The setting fluff was top notch, very classic/epic fantasy, a world pulling themselves up by their bootstraps, back from the brink of annihilation, were good vs evil takes a backseat to god vs titan. I hoped that post 4th ed it would survive, but it seems it was not to be.
 

Never ran the setting, I really did not like the Titans angle, but I stole liberally from many of its supplements. Lots of great supplements just full of usable ideas to steal. Not to mention entire cities.
 

Never ran the setting, I really did not like the Titans angle, but I stole liberally from many of its supplements. Lots of great supplements just full of usable ideas to steal. Not to mention entire cities.

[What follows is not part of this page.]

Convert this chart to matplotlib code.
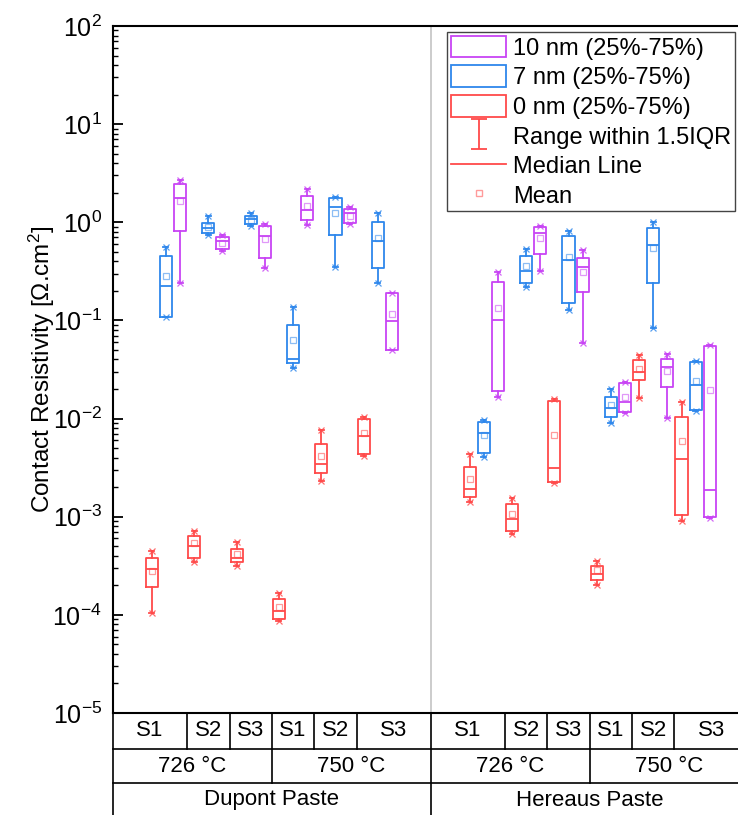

I liked their world, but like you, Treebore, I never liked that Titans thing, either. The cosmology was something that I could tell they put a lot of work into but it almost seemed, well, contrived. Like they were forcing some kind of complex story.

But at the same time, I liked their countries, races and so on. Scarred Lands is one of those worlds I would love to use, but there are a few worlds I think I would end up using first, and then there are the self-made ones I would use before Scarred Lands, too. But I would certainly love to play in it.
 

I borrowed from it in the day but I'm not sure I've kept many of the books. I never had a lot anyway. I was tempted to get them all a couple weeks ago when a used book store near me had all of the books priced fairly cheap.
 




I loved me some Scarred Lands. I have almost all the books.

I loved the cosmology to be honest. I thought it was great. What I didn't love was that a lot of their flavour had MASSIVE gaping holes in it that I kept getting tripped up in whenever I tried to run a campaign there.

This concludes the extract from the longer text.